He disfrutado de este campeonato mundial de fútbol más que con ningún otro acontecimiento deportivo o masivo de los que hemos vivido los españoles en su conjunto y del que yo tenga memoria. Tengo la mejor opinión de la categoría profesional y personal de la mayor parte de los jugadores, para no hablar ya del seleccionador, mi héroe. He vibrado con la alegría de recuperar la bandera nacional y el orgullo de ser español. Me he quedado ronco con los gritos de ánimo en los visionados conjuntos de los partidos. Pero, al final, creo que hemos puesto una guinda amarga, y bien que siento el tener que decirlo, al magnífico espectáculo deportivo que hemos dado en las últimas semanas.
Lejos de mi ánimo actuar de aguafiestas. Pero mi obligación como comentarista es gritar mi verdad –no tiene por qué ser la verdad de todos, ni de la mayoría–. Y mi verdad es que el fin de fiesta, en la noche del lunes en Madrid, tuvo mucho más de mal gusto, de sal gorda y de algo de España casposa que de la lógica euforia y entusiasmo que haría comprender alguna salida de tono de tal o cual jugador, nervioso ante todo un día de aclamaciones y multitudes. Ignoro quién fue el responsable de organizar el acto junto al Manzanares –sí, ya sé que la Federación tuvo algo que ver en todo ello–, pero pienso que no habría sobrado un poco más de cuidado en el guión, un poco menos de improvisación –aquello llegó a parecer un fuego de campamento– y una selección más completa y plural de los artistas que intervinieron, así como del escenario.

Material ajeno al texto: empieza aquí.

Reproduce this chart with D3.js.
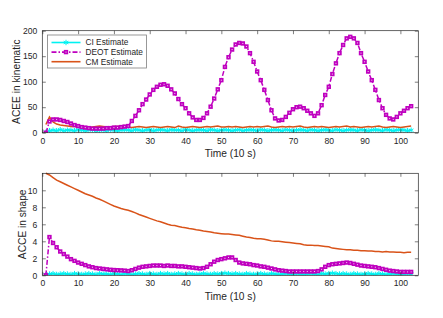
<!DOCTYPE html>
<html>
<head>
<meta charset="utf-8">
<script src="https://cdn.jsdelivr.net/npm/d3@7"></script>
<style>
  body { margin: 0; background: #fff; }
  svg { display: block; font-family: "Liberation Sans", Arial, sans-serif; }
</style>
</head>
<body>
<div id="chart"></div>
<script>
// ---------------------------------------------------------
// DATA
// ---------------------------------------------------------

// time steps 1..103
var timeSteps = d3.range(1, 104);

var xTicks = [0, 10, 20, 30, 40, 50, 60, 70, 80, 90, 100];
var topYTicks = [0, 50, 100, 150, 200];
var bottomYTicks = [0, 2, 4, 6, 8, 10];

var seriesNames = ["CI Estimate", "DEOT Estimate", "CM Estimate"];

// top panel: ACEE in kinematic
var ciKinematic = [
  1, 4, 5, 4, 6, 4, 5, 5, 4, 6,
  5, 4, 5, 6, 4, 5, 5, 4, 6, 5,
  4, 5, 6, 5, 4, 6, 5, 4, 5, 6,
  4, 5, 6, 5, 4, 6, 5, 5, 4, 6,
  5, 4, 5, 6, 5, 4, 6, 5, 4, 5,
  6, 5, 4, 5, 6, 4, 5, 6, 5, 4,
  6, 5, 4, 5, 6, 5, 4, 6, 5, 4,
  5, 6, 5, 4, 6, 5, 4, 5, 6, 5,
  4, 6, 5, 4, 5, 6, 5, 4, 6, 5,
  4, 5, 6, 5, 4, 6, 5, 4, 5, 6,
  5, 4, 5
];

var deotKinematic = [
  0, 22, 26, 26, 25, 23, 21, 18, 15, 13,
  11, 10, 9, 8, 8, 8, 8, 9, 9, 10,
  10, 11, 12, 13, 23, 33, 44, 56, 65, 75,
  84, 90, 94, 95, 92, 85, 77, 66, 56, 48,
  38, 30, 25, 25, 29, 38, 51, 67, 85, 103,
  129, 148, 163, 173, 176, 175, 169, 156, 139, 120,
  103, 84, 64, 44, 28, 24, 25, 31, 39, 46,
  50, 51, 48, 43, 38, 33, 38, 54, 74, 90,
  115, 136, 156, 172, 185, 188, 185, 176, 156, 139,
  120, 103, 84, 64, 48, 35, 28, 26, 31, 38,
  43, 48, 52
];

var cmKinematic = [
  16, 31, 21, 17, 15, 14, 13, 12, 12, 11,
  11, 10, 10, 11, 12, 13, 12, 11, 11, 12,
  12, 13, 12, 11, 10, 11, 12, 11, 10, 11,
  12, 11, 10, 11, 12, 11, 10, 13, 11, 10,
  11, 12, 11, 10, 11, 12, 11, 12, 13, 11,
  11, 12, 11, 12, 11, 10, 11, 12, 11, 12,
  11, 12, 13, 11, 10, 11, 12, 11, 12, 11,
  12, 13, 11, 10, 11, 12, 11, 12, 11, 10,
  11, 12, 11, 12, 13, 11, 12, 11, 10, 11,
  12, 11, 12, 13, 11, 10, 11, 12, 11, 10,
  11, 12, 13
];

// bottom panel: ACCE in shape
var ciShape = [
  0.05, 0.15, 0.2, 0.1, 0.15, 0.2, 0.15, 0.1, 0.2, 0.15,
  0.1, 0.15, 0.2, 0.15, 0.1, 0.2, 0.15, 0.15, 0.1, 0.2,
  0.15, 0.1, 0.2, 0.15, 0.1, 0.15, 0.2, 0.15, 0.1, 0.2,
  0.15, 0.1, 0.2, 0.15, 0.2, 0.1, 0.15, 0.2, 0.15, 0.1,
  0.2, 0.15, 0.1, 0.15, 0.2, 0.15, 0.1, 0.2, 0.15, 0.2,
  0.25, 0.2, 0.15, 0.2, 0.15, 0.1, 0.2, 0.15, 0.1, 0.15,
  0.2, 0.15, 0.1, 0.2, 0.15, 0.1, 0.15, 0.2, 0.15, 0.1,
  0.2, 0.15, 0.1, 0.15, 0.2, 0.15, 0.1, 0.2, 0.15, 0.2,
  0.25, 0.2, 0.15, 0.2, 0.15, 0.1, 0.2, 0.15, 0.1, 0.15,
  0.2, 0.15, 0.1, 0.2, 0.15, 0.1, 0.15, 0.2, 0.15, 0.1,
  0.15, 0.2, 0.15
];

var deotShape = [
  0, 4.5, 3.8, 3.3, 2.8, 2.5, 2.2, 1.9, 1.7, 1.5,
  1.35, 1.2, 1.05, 0.95, 0.85, 0.8, 0.75, 0.7, 0.65, 0.62,
  0.6, 0.58, 0.55, 0.5, 0.6, 0.75, 0.9, 1.0, 1.05, 1.1,
  1.15, 1.15, 1.15, 1.1, 1.15, 1.1, 1.1, 1.05, 1.05, 1.0,
  0.95, 0.9, 0.85, 0.8, 0.85, 1.0, 1.3, 1.6, 1.8, 1.9,
  2.0, 2.1, 2.1, 1.8, 1.5, 1.4, 1.35, 1.3, 1.2, 1.15,
  1.05, 1.0, 0.9, 0.8, 0.7, 0.6, 0.55, 0.5, 0.45, 0.45,
  0.45, 0.45, 0.45, 0.45, 0.45, 0.45, 0.5, 0.7, 1.0, 1.2,
  1.3, 1.35, 1.4, 1.45, 1.5, 1.45, 1.35, 1.25, 1.15, 1.1,
  1.05, 1.0, 0.95, 0.85, 0.75, 0.65, 0.55, 0.5, 0.45, 0.4,
  0.4, 0.4, 0.4
];

var cmShape = [
  12.0, 11.8, 11.5, 11.2, 11.0, 10.8, 10.6, 10.4, 10.2, 10.0,
  9.8, 9.6, 9.45, 9.3, 9.1, 8.95, 8.75, 8.55, 8.35, 8.15,
  8.0, 7.85, 7.75, 7.65, 7.5, 7.35, 7.15, 7.0, 6.85, 6.7,
  6.55, 6.4, 6.3, 6.15, 6.0, 5.9, 5.85, 5.75, 5.65, 5.6,
  5.5, 5.45, 5.35, 5.3, 5.2, 5.15, 5.1, 5.0, 4.95, 4.9,
  4.85, 4.85, 4.8, 4.75, 4.7, 4.6, 4.5, 4.45, 4.35, 4.3,
  4.3, 4.25, 4.15, 4.05, 4.0, 4.0, 3.95, 3.9, 3.85, 3.8,
  3.75, 3.7, 3.6, 3.55, 3.55, 3.5, 3.5, 3.45, 3.4, 3.35,
  3.2, 3.15, 3.1, 3.05, 3.0, 3.0, 2.95, 2.95, 2.9, 2.9,
  2.85, 2.85, 2.8, 2.8, 2.75, 2.8, 2.75, 2.75, 2.7, 2.7,
  2.65, 2.7, 2.7
];

// ---------------------------------------------------------
// SET UP PARAMETERS
// ---------------------------------------------------------

var svgWidth = 443;
var svgHeight = 318;

var colors = {
  ci: "#00f2f2",
  deot: "#bf00bf",
  cm: "#d95319",
  axis: "#262626"
};

var svg = d3.select("#chart")
  .append("svg")
  .attr("width", svgWidth)
  .attr("height", svgHeight);

// square marker: solid magenta with a tiny light centre
function addSquare(sel, x, y) {
  sel.append("rect")
    .attr("x", x - 2.2)
    .attr("y", y - 2.2)
    .attr("width", 4.4)
    .attr("height", 4.4)
    .attr("fill", colors.deot);
  sel.append("rect")
    .attr("x", x - 0.5)
    .attr("y", y - 0.5)
    .attr("width", 1)
    .attr("height", 1)
    .attr("fill", "#f4d8f4");
}

// ---------------------------------------------------------
// PANEL DRAWING FUNCTION
// ---------------------------------------------------------

function drawPanel(box, yDomain, yTicks, yLabel, yLabelX, ci, deot, cm, withLegend) {
  var width = box.right - box.left;
  var height = box.bottom - box.top;

  var g = svg.append("g")
    .attr("transform", `translate(${box.left}, ${box.top})`);

  var xScale = d3.scaleLinear().domain([0, 105]).range([0, width]);
  var yScale = d3.scaleLinear().domain(yDomain).range([height, 0]);

  // clip plotting area
  var clipId = "clip" + Math.round(box.top);
  g.append("clipPath").attr("id", clipId)
    .append("rect")
    .attr("x", -3).attr("y", -3)
    .attr("width", width + 6).attr("height", height + 3);

  var plot = g.append("g").attr("clip-path", `url(#${clipId})`);

  var line = d3.line()
    .x((d, i) => xScale(timeSteps[i]))
    .y(d => yScale(d));

  // CI estimate: cyan line with asterisk markers
  plot.append("path")
    .datum(ci)
    .attr("fill", "none")
    .attr("stroke", colors.ci)
    .attr("stroke-width", 1.5)
    .attr("d", line);

  plot.selectAll(".ci-mark")
    .data(ci)
    .enter()
    .append("path")
    .attr("class", "ci-mark")
    .attr("transform", (d, i) => `translate(${xScale(timeSteps[i])}, ${yScale(d)})`)
    .attr("d", d3.symbol().type(d3.symbolAsterisk).size(20))
    .attr("fill", "none")
    .attr("stroke", colors.ci)
    .attr("stroke-width", 1);

  // CM estimate (solid orange line)
  plot.append("path")
    .datum(cm)
    .attr("fill", "none")
    .attr("stroke", colors.cm)
    .attr("stroke-width", 1.5)
    .attr("d", line);

  // DEOT estimate: dash-dot magenta with square markers
  plot.append("path")
    .datum(deot)
    .attr("fill", "none")
    .attr("stroke", colors.deot)
    .attr("stroke-width", 1.5)
    .attr("stroke-dasharray", "5,2,1.5,2")
    .attr("d", line);

  var marks = plot.append("g");
  deot.forEach(function(d, i) {
    addSquare(marks, xScale(timeSteps[i]), yScale(d));
  });

  // axes: ticks inside, box with mirrored ticks
  var bottomAxis = d3.axisBottom(xScale).tickValues(xTicks).tickSizeInner(-3.5).tickSizeOuter(0).tickPadding(5);
  var topAxis = d3.axisTop(xScale).tickValues(xTicks).tickSizeInner(-3.5).tickSizeOuter(0).tickFormat("");
  var leftAxis = d3.axisLeft(yScale).tickValues(yTicks).tickSizeInner(-3.5).tickSizeOuter(0).tickPadding(5);
  var rightAxis = d3.axisRight(yScale).tickValues(yTicks).tickSizeInner(-3.5).tickSizeOuter(0).tickFormat("");

  var axes = [
    g.append("g").attr("transform", `translate(0, ${height})`).call(bottomAxis),
    g.append("g").call(topAxis),
    g.append("g").call(leftAxis),
    g.append("g").attr("transform", `translate(${width}, 0)`).call(rightAxis)
  ];

  axes.forEach(function(a) {
    a.select(".domain").remove();
    a.selectAll("line").attr("stroke", colors.axis).attr("stroke-width", 0.6);
    a.selectAll("text")
      .attr("fill", colors.axis)
      .attr("font-size", "8.6px")
      .attr("font-family", "Liberation Sans, Arial, sans-serif");
  });

  g.append("rect")
    .attr("width", width)
    .attr("height", height)
    .attr("fill", "none")
    .attr("stroke", colors.axis)
    .attr("stroke-width", 0.7);

  // axis labels
  g.append("text")
    .attr("x", width / 2)
    .attr("y", height + 24.5)
    .attr("text-anchor", "middle")
    .attr("font-size", "10.2px")
    .attr("fill", colors.axis)
    .text("Time (10 s)");

  svg.append("text")
    .attr("transform", `translate(${yLabelX}, ${box.top + height / 2}) rotate(-90)`)
    .attr("text-anchor", "middle")
    .attr("dy", "0.35em")
    .attr("font-size", "10.2px")
    .attr("fill", colors.axis)
    .text(yLabel);

  // legend
  if (withLegend) {
    var legend = svg.append("g").attr("transform", "translate(47.5, 35)");
    legend.append("rect")
      .attr("width", 99)
      .attr("height", 33)
      .attr("fill", "#fff")
      .attr("stroke", "#7f7f7f")
      .attr("stroke-width", 0.8);

    var rows = [
      { name: seriesNames[0], color: colors.ci, dash: null, marker: "star" },
      { name: seriesNames[1], color: colors.deot, dash: "5,2,1.5,2", marker: "square" },
      { name: seriesNames[2], color: colors.cm, dash: null, marker: null }
    ];

    rows.forEach(function(r, i) {
      var y = 7.5 + i * 9.6;
      legend.append("line")
        .attr("x1", 4).attr("x2", 33)
        .attr("y1", y).attr("y2", y)
        .attr("stroke", r.color)
        .attr("stroke-width", 1.6)
        .attr("stroke-dasharray", r.dash);
      if (r.marker === "star") {
        legend.append("path")
          .attr("transform", `translate(18.5, ${y})`)
          .attr("d", d3.symbol().type(d3.symbolAsterisk).size(20))
          .attr("fill", "none")
          .attr("stroke", r.color)
          .attr("stroke-width", 1);
      }
      if (r.marker === "square") {
        addSquare(legend, 18.5, y);
      }
      legend.append("text")
        .attr("x", 38)
        .attr("y", y)
        .attr("dy", "0.35em")
        .attr("font-size", "8.3px")
        .attr("fill", colors.axis)
        .text(r.name);
    });
  }
}

// ---------------------------------------------------------
// BUILD BOTH PANELS
// ---------------------------------------------------------

drawPanel({ left: 42.3, right: 418.3, top: 30.7, bottom: 132.7 },
  [0, 200], topYTicks, "ACEE in kinematic", 16,
  ciKinematic, deotKinematic, cmKinematic, true);

drawPanel({ left: 42.3, right: 418.3, top: 173.3, bottom: 275.3 },
  [0, 12], bottomYTicks, "ACCE in shape", 22,
  ciShape, deotShape, cmShape, false);
</script>
</body>
</html>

Fue, en suma, algo parecido a un dislate. Como dislate fue que en La Moncloa se organizase una fiesta privada para los funcionarios y sus familiares, mientras habían botar a Zapatero y dos ministras se hacían retratar con Iker Casillas por otra ministra. Todo muy guateque, mientras decenas de miles de personas aguantaban al sol para ver pasar fugazmente el autobús con los muchachos de ‘la roja’, que en esos momentos se dedicaban en exclusiva, porque así lo quiso el guión, a la inmensa familia monclovita. Ya sé que todo ocurrió muy rápido y que a veces las cosas no se piensan porque hay que actuar, pero estoy seguro de que no se hubiese producido ningún cataclismo nuclear si Zapatero, en un rasgo de generosidad y de estadista, hubiese invitado a ‘su’ acto en el palacio presidencial a Mariano Rajoy, Llamazares, Cayo Lara, Rosa Díez, Duran i Lleida, Erkoreka, Uxue Barkos y hasta al diputado de Esquerra catalana Tardá, si se hubiese dignado aceptar la invitación.
Ocasión perdida, pues, de mostrar a cientos de millones de espectadores de todo el mundo que, además de ser capaces de ganar limpiamente –frente a algún adversario no tan limpio—el campeonato mundial de fútbol, dando lustre así al nombre de España, también sabemos organizar la consiguiente celebración masiva, entusiasta, colorista, con un mínimo buen gusto. Y eso, siento decirlo, brilló. Por su ausencia, claro.